Our officers training camp was part of a national effort being made in 1917 to raise, train, and equip a big army in a hurry. The British had been through a much similar experience three years earlier, after the war had broken out. But the British had a somewhat larger and better equipped army to start with than we had. The Germans and the French had been much better prepared at the outset of the war. Both had had universal military service for years, with large standing armies, up-to-date equipment, and millions of trained reserves.

So we took more than a year to get ready before we could take any significant part in the fighting. Even then there were serious deficiencies in our training, You might think for example that to be an artilleryman, especially an officer, you would need a bit of shooting practice. We had none at Fort Oglethorpe. That would have required a firing range, and we had none. Our army had until then made out with a few firing ranges elsewhere. Once during the summer our Battery 8 had been scheduked to be shipped out to a field in Texas for a day or two of intensive shooting, but for some reason the order was cancelled. When I received my commission I had actually heard cannonfire only once in my life. A Russian general had visited Fort Oglethorpe that summer. We had paraded in his honor, and our guns had fired a salute. That could safely be done, since salutes are fired with blank ammunition.
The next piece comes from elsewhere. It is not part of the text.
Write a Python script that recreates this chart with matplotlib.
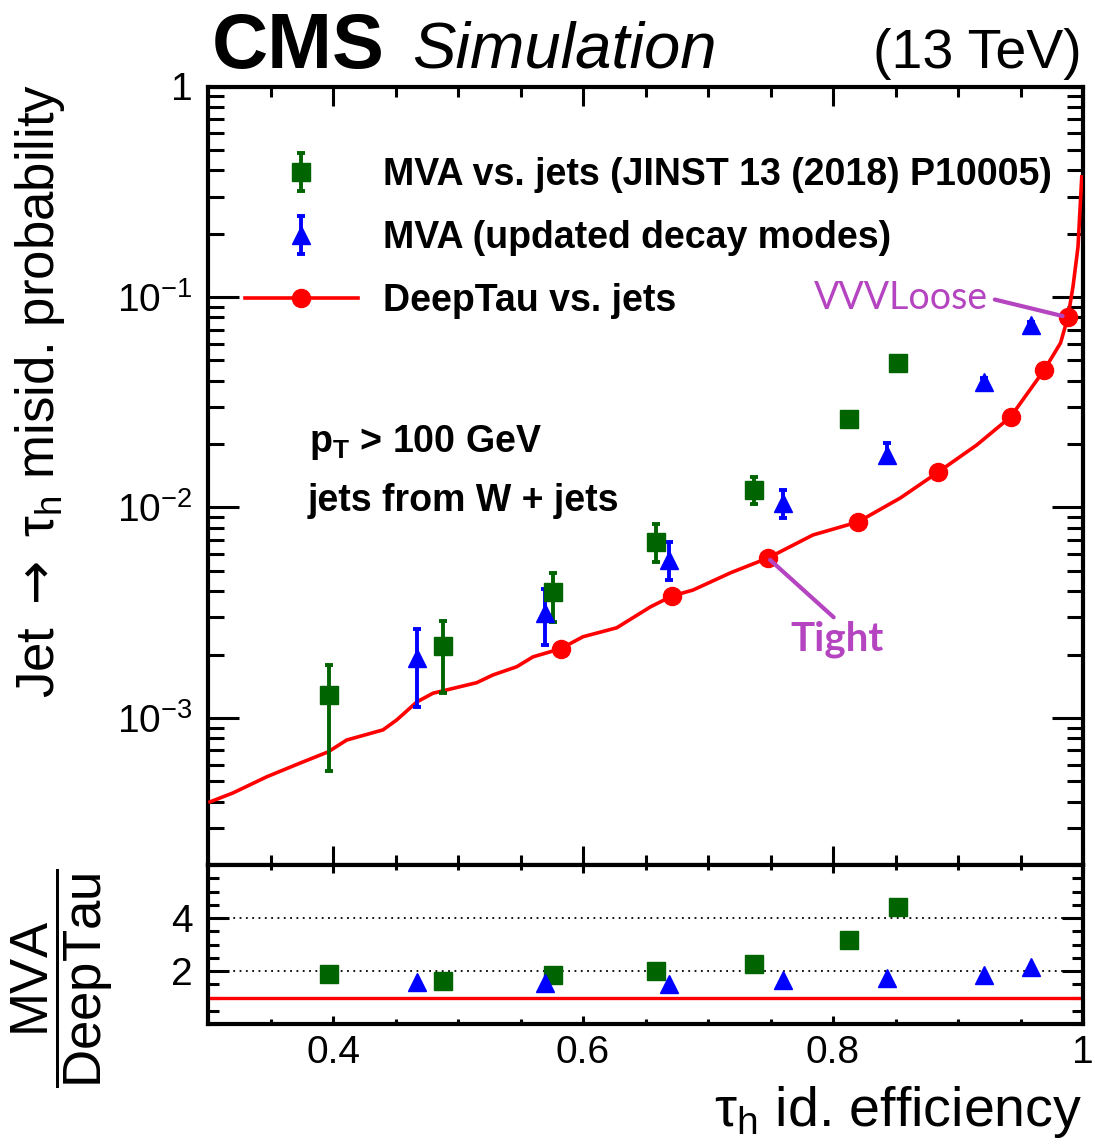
import numpy as np
import matplotlib
matplotlib.use("Agg")
import matplotlib.pyplot as plt
from matplotlib.lines import Line2D
from matplotlib.ticker import FuncFormatter, MultipleLocator, LogLocator, NullFormatter

plt.rcParams['font.family'] = ['Liberation Sans', 'DejaVu Sans']
plt.rcParams['mathtext.fontset'] = 'custom'
plt.rcParams['mathtext.rm'] = 'Liberation Sans'
plt.rcParams['mathtext.it'] = 'Liberation Sans:italic'
plt.rcParams['mathtext.bf'] = 'Liberation Sans:bold'
plt.rcParams['mathtext.sf'] = 'DejaVu Sans'

# MVA vs jets (JINST 13 (2018) P10005)
eff_mva = [0.397, 0.488, 0.576, 0.658, 0.737, 0.813, 0.852]
fake_mva = [1.29e-3, 2.20e-3, 3.97e-3, 6.86e-3, 1.21e-2, 2.63e-2, 4.85e-2]
hi_mva = [1.79e-3, 2.89e-3, 4.89e-3, 8.30e-3, 1.40e-2, 2.80e-2, 5.00e-2]
lo_mva = [5.6e-4, 1.31e-3, 2.86e-3, 5.50e-3, 1.04e-2, 2.48e-2, 4.70e-2]
ratio_mva = [1.89, 1.62, 1.85, 2.00, 2.26, 3.17, 4.42]

# MVA (updated decay modes)
eff_new = [0.467, 0.570, 0.669, 0.760, 0.843, 0.921, 0.958]
fake_new = [1.93e-3, 3.15e-3, 5.63e-3, 1.05e-2, 1.77e-2, 3.95e-2, 7.37e-2]
hi_new = [2.65e-3, 4.10e-3, 6.86e-3, 1.21e-2, 2.02e-2, 4.10e-2, 7.60e-2]
lo_new = [1.13e-3, 2.22e-3, 4.53e-3, 8.90e-3, 1.63e-2, 3.80e-2, 7.10e-2]
ratio_new = [1.58, 1.55, 1.51, 1.66, 1.74, 1.85, 2.15]

# DeepTau vs jets: ROC curve and working points
roc_eff = [0.3016, 0.320, 0.347, 0.374, 0.396, 0.411, 0.440, 0.451, 0.467, 0.480,
           0.515, 0.528, 0.547, 0.560, 0.582, 0.600, 0.627, 0.654, 0.671, 0.688,
           0.718, 0.748, 0.784, 0.820, 0.854, 0.884, 0.915, 0.942, 0.969, 0.982,
           0.988, 0.992, 0.996, 0.999]
roc_fake = [3.99e-4, 4.40e-4, 5.25e-4, 6.11e-4, 6.89e-4, 7.85e-4, 8.77e-4, 9.78e-4, 1.19e-3, 1.31e-3,
            1.47e-3, 1.60e-3, 1.75e-3, 1.95e-3, 2.13e-3, 2.43e-3, 2.68e-3, 3.37e-3, 3.79e-3, 4.05e-3,
            4.89e-3, 5.75e-3, 7.40e-3, 8.53e-3, 1.11e-2, 1.47e-2, 1.98e-2, 2.69e-2, 4.50e-2, 6.04e-2,
            8.04e-2, 0.112, 0.173, 0.372]
wp_names = ["VVTight", "VTight", "Tight", "Medium", "Loose", "VLoose", "VVLoose", "VVVLoose"]
wp_eff = [0.582, 0.671, 0.748, 0.820, 0.884, 0.942, 0.969, 0.988]
wp_fake = [2.13e-3, 3.79e-3, 5.75e-3, 8.53e-3, 1.47e-2, 2.70e-2, 4.50e-2, 8.00e-2]

green = '#006400'
blue = '#0000ff'
red = '#ff0000'
magenta = '#b444c0'

W, H = 1095, 1144
fig = plt.figure(figsize=(W / 100, H / 100), dpi=100)
ax = fig.add_axes([208 / W, 1 - 865 / H, 875 / W, (865 - 86.5) / H])
rax = fig.add_axes([208 / W, 1 - 1024 / H, 875 / W, (1024 - 865) / H], sharex=ax)

# upper panel
ax.plot(roc_eff, roc_fake, color=red, lw=2.6, zorder=3)
ax.plot(wp_eff, wp_fake, 'o', color=red, ms=13, zorder=4)

fm = np.array(fake_mva)
e1 = ax.errorbar(eff_mva, fake_mva, yerr=[fm - np.array(lo_mva), np.array(hi_mva) - fm],
                 fmt='s', color=green, ms=13, elinewidth=2.8, capsize=3.2, capthick=2.8, zorder=5)
fn = np.array(fake_new)
e2 = ax.errorbar(eff_new, fake_new, yerr=[fn - np.array(lo_new), np.array(hi_new) - fn],
                 fmt='^', color=blue, ms=13, elinewidth=2.8, capsize=3.2, capthick=2.8, zorder=5)

ax.set_yscale('log')
ax.set_xlim(0.3, 1.0)
ax.set_ylim(2e-4, 1)

def ylab(v, pos):
    if abs(v - 1) < 1e-9:
        return '1'
    return r'$10^{%d}$' % int(round(np.log10(v)))

ax.yaxis.set_major_locator(LogLocator(base=10, numticks=10))
ax.yaxis.set_minor_locator(LogLocator(base=10, subs=np.arange(2, 10), numticks=20))
ax.yaxis.set_major_formatter(FuncFormatter(ylab))
ax.yaxis.set_minor_formatter(NullFormatter())
ax.xaxis.set_major_locator(MultipleLocator(0.2))
ax.xaxis.set_minor_locator(MultipleLocator(0.05))

for a in (ax, rax):
    for s in a.spines.values():
        s.set_linewidth(3)
    a.tick_params(which='both', direction='in', top=True, right=True, width=2.2, labelsize=28)

ax.tick_params(axis='y', which='major', length=22, pad=11)
ax.tick_params(axis='y', which='minor', length=11.5)
ax.tick_params(axis='x', which='major', length=14, labelbottom=False)
ax.tick_params(axis='x', which='minor', length=7)

leg_line = Line2D([], [], color=red, lw=2.6, marker='o', ms=13)
leg = ax.legend([e1, e2, leg_line],
                ['MVA vs. jets (JINST 13 (2018) P10005)', 'MVA (updated decay modes)', 'DeepTau vs. jets'],
                loc='upper left', bbox_to_anchor=(0.0423, 0.909), frameon=False,
                prop={'size': 27, 'weight': 'bold'}, handlelength=3.0, handletextpad=0.67,
                labelspacing=0.72, borderpad=0, borderaxespad=0)

ax.text(0.381, 1.84e-2, r'p$_{\mathbf{T}}$ > 100 GeV', fontsize=27, fontweight='bold', va='baseline')
ax.text(0.380, 9.6e-3, 'jets from W + jets', fontsize=27, fontweight='bold', va='baseline')

ax.annotate('VVVLoose', xy=(wp_eff[7], wp_fake[7]), xytext=(0.924, 0.099),
            fontsize=27, family=['Lato', 'DejaVu Sans'], color=magenta, ha='right', va='center',
            arrowprops=dict(arrowstyle='-', color=magenta, lw=3, shrinkA=3, shrinkB=4,
                            relpos=(1.0, 0.5)), zorder=6)
ax.annotate('Tight', xy=(wp_eff[2], wp_fake[2]), xytext=(0.803, 2.10e-3),
            fontsize=29, fontweight='bold', family=['Lato', 'DejaVu Sans'], color=magenta,
            ha='center', va='baseline',
            arrowprops=dict(arrowstyle='-', color=magenta, lw=3, shrinkA=0, shrinkB=2,
                            relpos=(0.5, 1.0)), zorder=6)

# ratio panel
rax.axhline(1, color=red, lw=2.4, zorder=2)
for g in (2, 4):
    rax.axhline(g, color='black', lw=1.3, ls=(0, (1, 2.5)), zorder=1)
rax.plot(eff_mva, ratio_mva, 's', color=green, ms=13, zorder=4)
rax.plot(eff_new, ratio_new, '^', color=blue, ms=13, zorder=4)
rax.set_ylim(0, 6)
rax.set_yticks([2, 4])
rax.yaxis.set_minor_locator(MultipleLocator(0.5))
rax.set_xticks([0.4, 0.6, 0.8, 1.0])
rax.xaxis.set_major_formatter(FuncFormatter(lambda v, p: '%g' % v))
rax.tick_params(axis='x', which='major', length=6, pad=8)
rax.tick_params(axis='x', which='minor', length=3.5)
rax.tick_params(axis='y', which='major', length=15, pad=11)
rax.tick_params(axis='y', which='minor', length=8)
rax.set_xlim(0.3, 1.0)

# labels
fig.text(40 / W, 1 - 84 / H, r'Jet $\mathsf{\rightarrow}$ τ$_{\mathrm{h}}$ misid. probability', rotation=90,
         fontsize=38, ha='center', va='top')
fig.text(62 / W, 1 - 978 / H, r'$\dfrac{\mathrm{MVA}}{\mathrm{DeepTau}}$', rotation=90,
         fontsize=38, ha='center', va='center')
fig.text(1082 / W, 1 - 1126 / H, r'τ$_{\mathrm{h}}$ id. efficiency', fontsize=40,
         ha='right', va='baseline')

fig.text(212 / W, 1 - 68 / H, 'CMS', fontsize=56, fontweight='bold', va='baseline')
fig.text(412 / W, 1 - 68 / H, 'Simulation', fontsize=47, style='italic', va='baseline')
fig.text(1082 / W, 1 - 68 / H, '(13 TeV)', fontsize=40, ha='right', va='baseline')

fig.savefig('out.png', dpi=100)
We did have guns, but not the kind the American army was to use in France. Ours were 3-inch guns, standard equipment in our army at the time, but long obsolete by European standards. We also had horses. The importance of horses in warfare had diminished since the beginning of World War I. Trenches, barbed wire and machine guns had rendered cavalry quite useless after the first few weeks, at least on the western front where the main action was taking place. Yrucks gradually took over the work of horse-drawn wagons in transport. Only the field artillery continued until the end of the war to depend on horses. On the move, horses pulled the guns and caissons. Enlisted artillerymen might ride on limbers or supply wagons. The officers had to ride horseback.